The Body Snatcher (USA, 1945)
There are few horror films that come with quite the pedigree of the The Body Snatcher. Adapted from a short story by Robert Louis Stevenson and produced by the legendary Val Lewton (producer of Cat People and I Walked with a Zombie), it was directed by Robert Wise, who would later make The Haunting, possibly the finest ghost story committed to film. Moreover, The Body Snatcher was also the final screen pairing of Boris Karloff and Bela Lugosi, who had collaborated on seven previous features and whose names were then synonymous with horror.
Karloff is undoubtedly the star of The Body Snatcher, taking the role of the sinister cabman and eponymous body snatcher, John Gray. Gray is a sinister presence, spurred to vile acts by avarice and his obsessive desire to have a social hold over the snobbish Doctor MacFarlane. MacFarlane runs a teaching hospital and depends on Gray for the supply of fresh cadavers, but their dark shared history gives Gray other leverage in their power struggles.

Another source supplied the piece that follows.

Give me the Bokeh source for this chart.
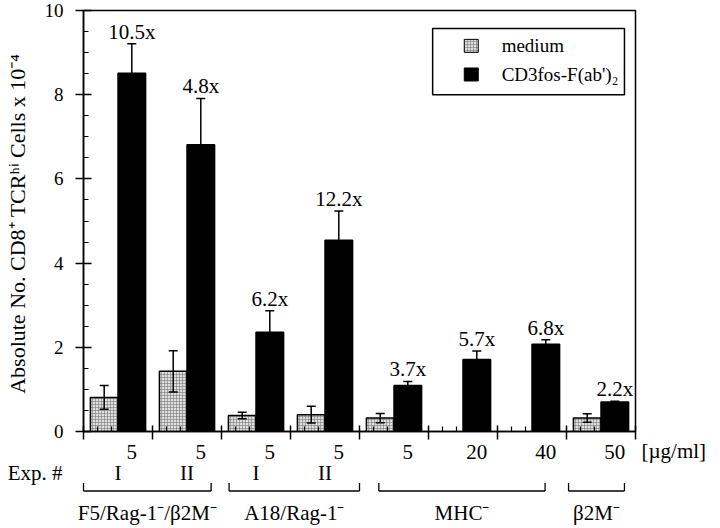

Lugosi, on the other hand, plays a minor role as a menial worker in the hospital who learns that Gray has moved from being a resurrection man to a murderer in order to keep up with demand, and decides to extort money from Gray. Though both Karloff and Lugosi had played iconic roles in the heyday of Universal horror films, it was obvious by this stage that Lugosi’s career was faltering in a way that Karloff’s never quite did. While Karloff worked on progressively lower budget films, his near-swansong was the superior Targets, whereas Lugosi ended his days working with Ed Wood.
Stevenson’s original story was inspired by the real-life case of Burke and Hare, who murdered 16 people in Edinburgh and sold their bodies to Dr Robert Knox. Knox, Burke and Hare all feature in the background of The Body Snatcher, tied to the shared history of Gray and MacFarlane. The film’s other nod to the history of Edinburgh is a cameo by Greyfriar’s Bobby, the famously loyal terrier that stood watch over its master’s grave, although in this version of history, Bobby’s vigil is cut short by the flat of Gray’s spade.
While The Body Snatcher is strongly anchored in Edinburgh’s history, its geography and people are less well served. Apart from a small amount of stock footage, the locations are largely generic studio sets, and the version of Edinburgh presented has only one Scots inhabitant, with the rest of its population comprising Americans, a handful of Englishmen and one rather lost-looking Hungarian.
The Body Snatcher is as much a melodrama as it is a horror film, with the struggle to perform a daring operation on a dimpled moppet at the centre of events. When it moves into darker territory, though, it does so unapologetically. The tone of the film is bleak and shadowy, and Karloff’s leering face brings a chill with it. There is murder, grave-robbing, blackmail and betrayal aplenty, and the climax is a white-knuckle ride into the realms of madness.
As a Hollywood film of its period, there is little to The Body Snatcher that will raise a modern eyebrow, but it is an exemplary reminder of a rich and deep type of cinematic storytelling that is largely a thing of the past.